WHAT THE EXERCISE ASKS - Once the pictures are set aside, transcribe the remaining data exactly.

____

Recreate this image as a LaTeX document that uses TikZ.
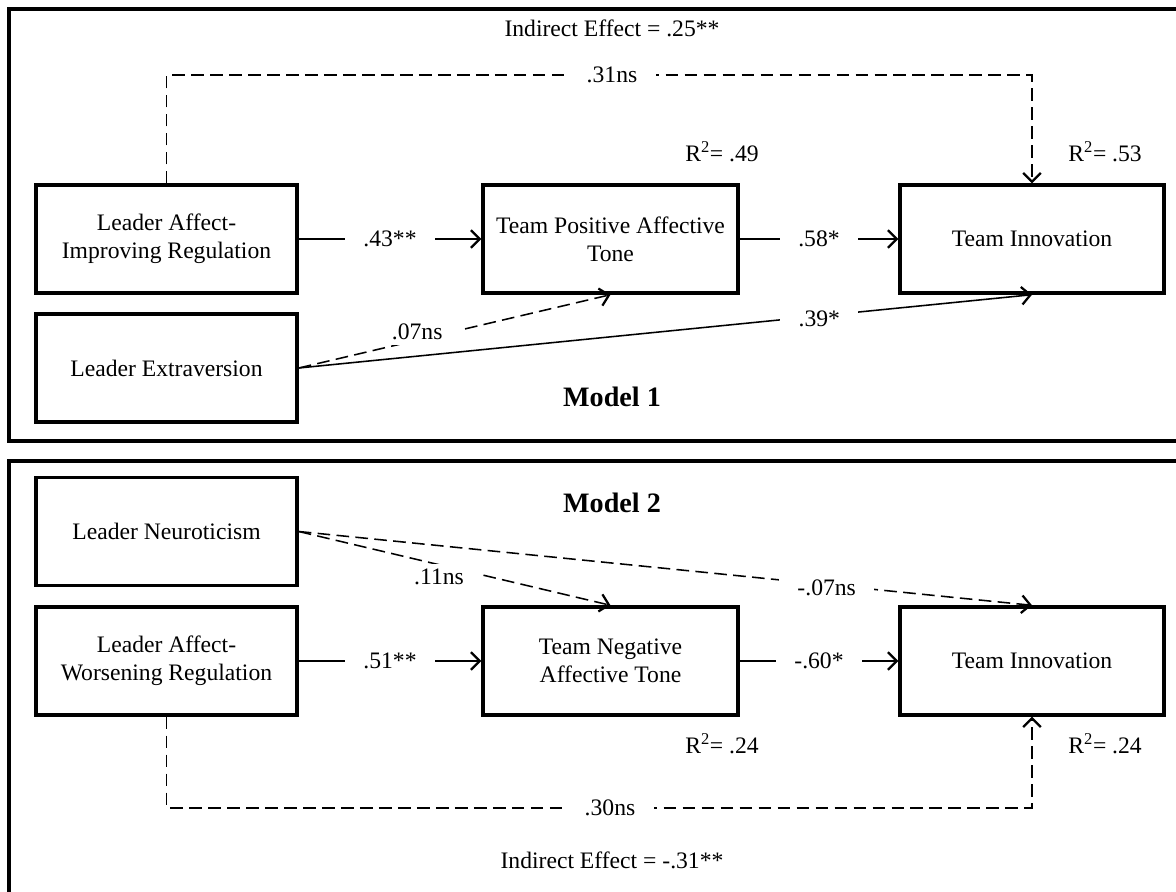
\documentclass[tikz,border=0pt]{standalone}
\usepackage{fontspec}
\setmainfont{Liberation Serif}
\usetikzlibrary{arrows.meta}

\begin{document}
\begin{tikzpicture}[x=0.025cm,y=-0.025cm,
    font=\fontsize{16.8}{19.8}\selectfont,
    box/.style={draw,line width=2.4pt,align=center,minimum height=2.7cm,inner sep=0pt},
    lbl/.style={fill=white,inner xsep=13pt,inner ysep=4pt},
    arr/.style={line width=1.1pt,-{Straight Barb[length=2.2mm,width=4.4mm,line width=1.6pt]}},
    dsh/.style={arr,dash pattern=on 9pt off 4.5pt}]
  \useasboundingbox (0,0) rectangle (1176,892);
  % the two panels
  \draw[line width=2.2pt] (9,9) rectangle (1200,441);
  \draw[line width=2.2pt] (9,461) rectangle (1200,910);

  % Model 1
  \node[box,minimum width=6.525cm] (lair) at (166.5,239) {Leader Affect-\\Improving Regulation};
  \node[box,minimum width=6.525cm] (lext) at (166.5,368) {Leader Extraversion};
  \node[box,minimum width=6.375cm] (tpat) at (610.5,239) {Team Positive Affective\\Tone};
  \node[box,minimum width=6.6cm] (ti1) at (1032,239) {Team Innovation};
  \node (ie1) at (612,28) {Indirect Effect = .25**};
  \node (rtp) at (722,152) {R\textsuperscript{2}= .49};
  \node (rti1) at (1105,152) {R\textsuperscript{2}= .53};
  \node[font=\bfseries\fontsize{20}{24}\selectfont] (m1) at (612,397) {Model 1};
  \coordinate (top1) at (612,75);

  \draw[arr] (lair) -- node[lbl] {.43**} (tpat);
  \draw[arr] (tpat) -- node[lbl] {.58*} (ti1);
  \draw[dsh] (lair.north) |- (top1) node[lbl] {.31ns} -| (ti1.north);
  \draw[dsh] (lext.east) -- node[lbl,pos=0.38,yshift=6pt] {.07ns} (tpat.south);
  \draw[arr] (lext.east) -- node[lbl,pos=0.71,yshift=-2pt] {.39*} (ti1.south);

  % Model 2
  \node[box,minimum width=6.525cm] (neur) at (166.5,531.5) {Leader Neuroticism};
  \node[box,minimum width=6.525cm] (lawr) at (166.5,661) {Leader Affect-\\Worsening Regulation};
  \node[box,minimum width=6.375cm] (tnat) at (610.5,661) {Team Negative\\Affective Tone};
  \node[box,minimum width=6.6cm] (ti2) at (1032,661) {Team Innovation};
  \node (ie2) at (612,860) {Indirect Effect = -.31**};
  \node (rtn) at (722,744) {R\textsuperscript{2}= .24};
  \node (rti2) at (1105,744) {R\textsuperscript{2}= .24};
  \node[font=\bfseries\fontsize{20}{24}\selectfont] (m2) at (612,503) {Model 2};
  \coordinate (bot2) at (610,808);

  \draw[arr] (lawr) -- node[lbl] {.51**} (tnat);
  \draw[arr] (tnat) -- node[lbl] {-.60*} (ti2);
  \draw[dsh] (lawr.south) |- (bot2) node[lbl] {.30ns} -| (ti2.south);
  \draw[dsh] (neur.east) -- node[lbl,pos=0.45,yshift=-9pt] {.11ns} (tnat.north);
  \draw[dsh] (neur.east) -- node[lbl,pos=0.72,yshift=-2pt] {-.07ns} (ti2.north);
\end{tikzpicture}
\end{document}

____

ANSWER TO THIS PROBLEM -
Recreate this image as a LaTeX document that uses TikZ.
\documentclass[tikz,border=0pt]{standalone}
\usepackage{fontspec}
\setmainfont{Liberation Serif}
\usetikzlibrary{arrows.meta}

\begin{document}
\begin{tikzpicture}[x=0.025cm,y=-0.025cm,
    font=\fontsize{16.8}{19.8}\selectfont,
    box/.style={draw,line width=2.4pt,align=center,minimum height=2.7cm,inner sep=0pt},
    lbl/.style={fill=white,inner xsep=13pt,inner ysep=4pt},
    arr/.style={line width=1.1pt,-{Straight Barb[length=2.2mm,width=4.4mm,line width=1.6pt]}},
    dsh/.style={arr,dash pattern=on 9pt off 4.5pt}]
  \useasboundingbox (0,0) rectangle (1176,892);
  % the two panels
  \draw[line width=2.2pt] (9,9) rectangle (1200,441);
  \draw[line width=2.2pt] (9,461) rectangle (1200,910);

  % Model 1
  \node[box,minimum width=6.525cm] (lair) at (166.5,239) {Leader Affect-\\Improving Regulation};
  \node[box,minimum width=6.525cm] (lext) at (166.5,368) {Leader Extraversion};
  \node[box,minimum width=6.375cm] (tpat) at (610.5,239) {Team Positive Affective\\Tone};
  \node[box,minimum width=6.6cm] (ti1) at (1032,239) {Team Innovation};
  \node (ie1) at (612,28) {Indirect Effect = .25**};
  \node (rtp) at (722,152) {R\textsuperscript{2}= .49};
  \node (rti1) at (1105,152) {R\textsuperscript{2}= .53};
  \node[font=\bfseries\fontsize{20}{24}\selectfont] (m1) at (612,397) {Model 1};
  \coordinate (top1) at (612,75);

  \draw[arr] (lair) -- node[lbl] {.43**} (tpat);
  \draw[arr] (tpat) -- node[lbl] {.58*} (ti1);
  \draw[dsh] (lair.north) |- (top1) node[lbl] {.31ns} -| (ti1.north);
  \draw[dsh] (lext.east) -- node[lbl,pos=0.38,yshift=6pt] {.07ns} (tpat.south);
  \draw[arr] (lext.east) -- node[lbl,pos=0.71,yshift=-2pt] {.39*} (ti1.south);

  % Model 2
  \node[box,minimum width=6.525cm] (neur) at (166.5,531.5) {Leader Neuroticism};
  \node[box,minimum width=6.525cm] (lawr) at (166.5,661) {Leader Affect-\\Worsening Regulation};
  \node[box,minimum width=6.375cm] (tnat) at (610.5,661) {Team Negative\\Affective Tone};
  \node[box,minimum width=6.6cm] (ti2) at (1032,661) {Team Innovation};
  \node (ie2) at (612,860) {Indirect Effect = -.31**};
  \node (rtn) at (722,744) {R\textsuperscript{2}= .24};
  \node (rti2) at (1105,744) {R\textsuperscript{2}= .24};
  \node[font=\bfseries\fontsize{20}{24}\selectfont] (m2) at (612,503) {Model 2};
  \coordinate (bot2) at (610,808);

  \draw[arr] (lawr) -- node[lbl] {.51**} (tnat);
  \draw[arr] (tnat) -- node[lbl] {-.60*} (ti2);
  \draw[dsh] (lawr.south) |- (bot2) node[lbl] {.30ns} -| (ti2.south);
  \draw[dsh] (neur.east) -- node[lbl,pos=0.45,yshift=-9pt] {.11ns} (tnat.north);
  \draw[dsh] (neur.east) -- node[lbl,pos=0.72,yshift=-2pt] {-.07ns} (ti2.north);
\end{tikzpicture}
\end{document}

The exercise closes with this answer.